Sozusagen als Zeitzeuge hat er bereits 2016 das Buch „Wir müssen hier raus! – Krautrock, Free Beat, Reeducation“ veröffentlicht, das in diesem Jahr auch in der englischen Übersetzung plus Ergänzung unter dem Namen „Krautrock Eruption“ auf den Markt gekommen ist. Bei der Ergänzung handelt es sich um ein Kapitel mit einer Auswahl von Krautrock-Alben, die von Holger Adam beschrieben und kommentiert werden. Wobei dieses abschließende Kapitel den so treffenden Namen „Agree To Disagree“ (frei übersetzt ‚Wir sind uns einig, dass wir uns nicht einig sind“, Anm. d. Red.) trägt. Denn so wenig es bis heute eine eindeutige Definition darüber gibt, was nun eigentlich Krautrock ist und was nicht, so wenig wird es diese einerseits jemals geben und so wenig sind sich andererseits auch die Fans dieses Genres einig.

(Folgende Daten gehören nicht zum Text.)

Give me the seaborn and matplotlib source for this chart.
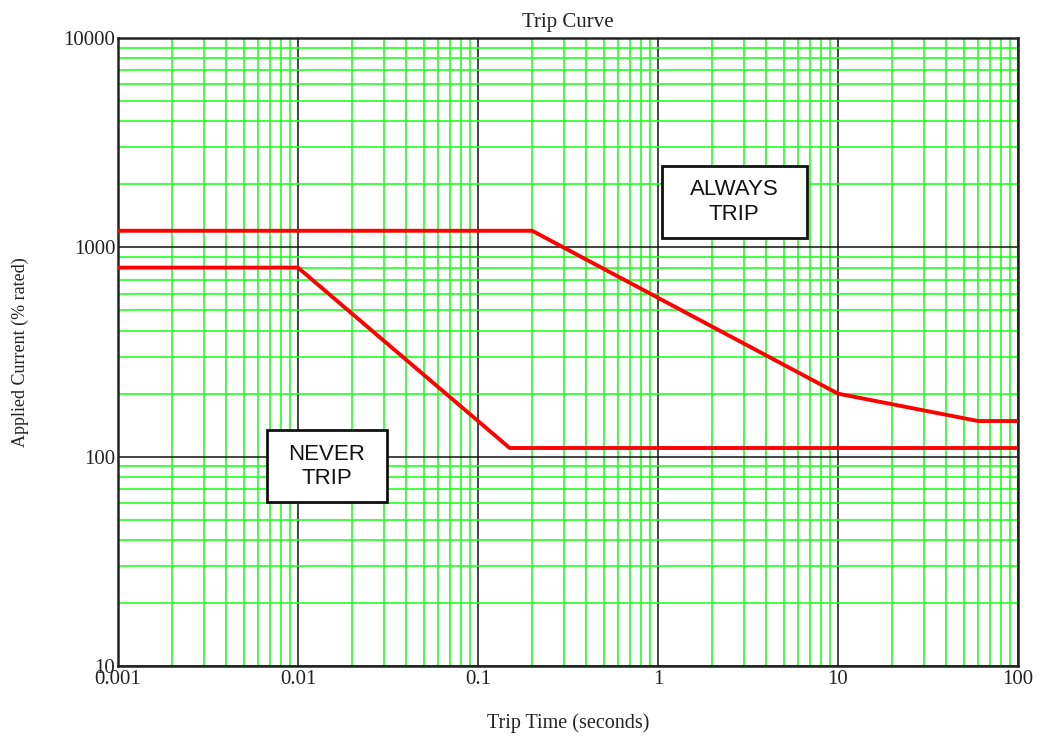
import matplotlib
matplotlib.use("Agg")
import matplotlib.pyplot as plt
from matplotlib.patches import Rectangle
from matplotlib.ticker import LogLocator, NullFormatter
import pandas as pd
import seaborn as sns

# trip curve data (time in seconds, current in % rated)
upper_time = [0.001, 0.2, 10, 60, 100]
upper_current = [1200, 1200, 200, 148, 148]
lower_time = [0.001, 0.01, 0.15, 100]
lower_current = [800, 800, 110, 110]

x_ticks = [0.001, 0.01, 0.1, 1, 10, 100]
x_labels = ["0.001", "0.01", "0.1", "1", "10", "100"]
y_ticks = [10, 100, 1000, 10000]
y_labels = ["10", "100", "1000", "10000"]

sns.set_style("white")
plt.rcParams["font.family"] = ["Liberation Serif", "DejaVu Serif"]

fig = plt.figure(figsize=(10.41, 7.36), dpi=100)
ax = fig.add_axes([118 / 1041, 1 - 666 / 736, 900 / 1041, 628 / 736])

df_up = pd.DataFrame({"t": upper_time, "i": upper_current})
df_lo = pd.DataFrame({"t": lower_time, "i": lower_current})
sns.lineplot(data=df_up, x="t", y="i", sort=False, estimator=None,
             color="#ff0000", lw=2.8, ax=ax, zorder=5)
sns.lineplot(data=df_lo, x="t", y="i", sort=False, estimator=None,
             color="#ff0000", lw=2.8, ax=ax, zorder=5)

ax.set_xscale("log")
ax.set_yscale("log")
ax.set_xlim(0.001, 100)
ax.set_ylim(10, 10000)

ax.set_xticks(x_ticks, x_labels)
ax.set_yticks(y_ticks, y_labels)
ax.xaxis.set_minor_locator(LogLocator(base=10, subs=range(2, 10), numticks=20))
ax.yaxis.set_minor_locator(LogLocator(base=10, subs=range(2, 10), numticks=20))
ax.xaxis.set_minor_formatter(NullFormatter())
ax.yaxis.set_minor_formatter(NullFormatter())
ax.tick_params(which="both", length=0, labelsize=15, colors="#222222")
ax.tick_params(axis="x", pad=3)
ax.tick_params(axis="y", pad=2)

# grid: green minors, black majors
ax.grid(which="minor", color="#22ff22", lw=1.2, zorder=1)
ax.grid(which="major", color="#111111", lw=1.1, zorder=2)
ax.set_axisbelow(True)

for s in ax.spines.values():
    s.set_color("#222222")
    s.set_linewidth(1.8)
    s.set_visible(True)

ax.set_title("Trip Curve", fontsize=15, pad=8, color="#222222")
ax.set_xlabel("Trip Time (seconds)", fontsize=14.5, labelpad=17, color="#222222")
ax.set_ylabel("Applied Current (% rated)", fontsize=13, labelpad=25, color="#222222")

# region boxes
boxes = [
    (0.604, 0.6815, 0.161, 0.1146, "ALWAYS\nTRIP"),
    (0.1656, 0.261, 0.1333, 0.1146, "NEVER\nTRIP"),
]
for x0, y0, w, h, txt in boxes:
    ax.add_patch(Rectangle((x0, y0), w, h, transform=ax.transAxes,
                           facecolor="white", edgecolor="#111111", lw=2, zorder=6))
    ax.text(x0 + w / 2, y0 + h / 2, txt, transform=ax.transAxes,
            ha="center", va="center", fontsize=16, linespacing=1.2,
            family=["Liberation Sans", "DejaVu Sans"], color="#111111", zorder=7)

fig.savefig("out.png", dpi=100)
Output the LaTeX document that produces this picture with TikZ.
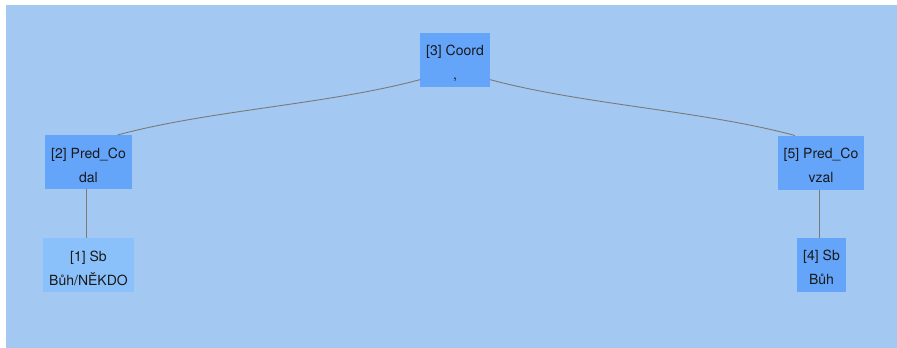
\documentclass[tikz,border=0pt]{standalone}
\usepackage{fontspec}
\setmainfont{TeX Gyre Heros}
\usepackage{tikz}
\definecolor{panel}{HTML}{A3C8F1}
\definecolor{boxblue}{HTML}{64A5FA}
\definecolor{leafblue}{HTML}{8AC1FB}
\definecolor{edgegray}{HTML}{7A7A7A}
% two text lines, a strut on each so all boxes sit alike
\newcommand{\twoline}[2]{\rule{0pt}{18pt}#1\\#2\rule[-2pt]{0pt}{2pt}}

\begin{document}
\begin{tikzpicture}[x=1pt,y=-1pt]

\tikzset{word/.style = {rectangle, fill=boxblue, align=center, inner xsep=6pt, inner ysep=0pt,
  outer sep=0pt, minimum height=54pt, text=black!90,
  font=\fontsize{14}{24}\selectfont}}
\tikzset{leaf/.style = {word, fill=leafblue}}
\tikzset{edge/.style = {draw=edgegray, line width=0.9pt}}
\useasboundingbox (0,0) rectangle (897,348);
\fill[panel] (6,5) rectangle (897,348);
%\draw[help lines,step=50] (0,0) grid (897,348);
\node[word] (c) at (455,59.5) {\twoline{[3] Coord}{,}};
\node[word] (p2) at (88.5,162) {\twoline{[2] Pred\_Co}{dal}};
\node[leaf] (s1) at (88.5,265) {\twoline{[1] Sb}{Bůh/NĚKDO}};
\node[word] (p5) at (821,162.5) {\twoline{[5] Pred\_Co}{vzal}};
\node[word] (s4) at (821.5,264.5) {\twoline{[4] Sb}{Bůh}};

\draw[edge] (c.210) .. controls +(-93,25) and +(93,-25) .. (p2.43);
\draw[edge] (c.330) .. controls +(93,25) and +(-93,-25) .. (p5.134);
\draw[edge] ([xshift=-2pt]p2.south) -- ([xshift=-2pt]p2.south |- s1.north);
\draw[edge] ([xshift=-2pt]p5.south) -- ([xshift=-2pt]p5.south |- s4.north);
\end{tikzpicture}
\end{document}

Um auf das Buch zu kommen, werden hier weniger die Geschichten einzelner Bands genauer beleuchtet, sondern vielmehr das Phänomen dieser
Stilrichtung, ihre Herkunft, aus was und aus welchen Beweggründen sie entstanden ist, beleuchtet. Der Autor nähert sich dem Thema oder – um es anders zu sagen – der Entstehungsgeschichte aus der Motivation damaliger Bands heraus, einerseits auf gar keinen Fall deutsch zu klingen und sich andererseits deutlich von der in unseren Landen seinerzeit vorherrschenden seichten Unterhaltungs-Industrie, sprich der ‚Die Welt ist schön‘-Einlullungstaktik des deutschen Schlagers abzugrenzen. Ein großes Augenmerk liegt deshalb in diesem Buch auch auf den Elektronik-Pionieren.
Auf diesem Weg entstanden durchaus interessante Bands mit bis in die heutige Zeit hochgelobten und beachteten Alben (wie beispielseise Can, Faust oder Tangerine Dream), natürlich trieb die neue Herangehensweise sowie das soziale Selbstverständnis innerhalb dieser Combos aber auch mal Stilblüten, die sich heute – wie damals schon – kaum jemand anhören kann (wie etwa Amon Düül, nicht zu verwechseln übrigens mit der musikalisch deutlich gehaltvolleren Absplitterung Amon Düül II). Und dann gingen viele deutsche Bands der damaligen Zeit dann doch wieder zu entspannteren, rockigeren Stilen über, wie man sie von den Acts aus England und Amerika kannte (z. B. Jane, Karthago oder Birth Control).
Aber wie bereits weiter oben erwähnt, wird hier weniger über die Bands und die Musik erzählt, sondern vielmehr über die Hintergründe und das soziale Klima, den Zeitgeist und die persönlichen Motivationen der damaligen Generation. Gut und sehr interessant zu lesen ist das Buch allemal und wenn man nicht komplett von der Erwartungshaltung kommt, dass hier die Karrieren der damaligen Protagonisten nacherzählt werden, wird man mit Sicherheit auch nicht enttäuscht werden. Wählen kann man nun zwischen den Sprachen Deutsch sowie Englisch und was die Platten im bereits weiter oben angesprochenen Kapitel „Agree To Disagree“ betrifft, ist der Rezensent ebenfalls voll dabei und kann sich der hier vertretenen Meinung zu manchen Alben so gar nicht anschließen. Aber das Schöne ist ja, dass man bei solchen Spielchen von zehn verschiedenen Leuten sowieso mindestens (!) sieben unterschiedliche Einschätzungen bekommen würde.
Herausgeber: Ventil Verlag, 1. Edition (2025)
Sprache: Englisch/Deutsch
Taschenbuch: 192 Seiten
ISBN-10: 395575233X
ISBN-13: 978-3955752330
Originaltitel: Wir müssen hier raus!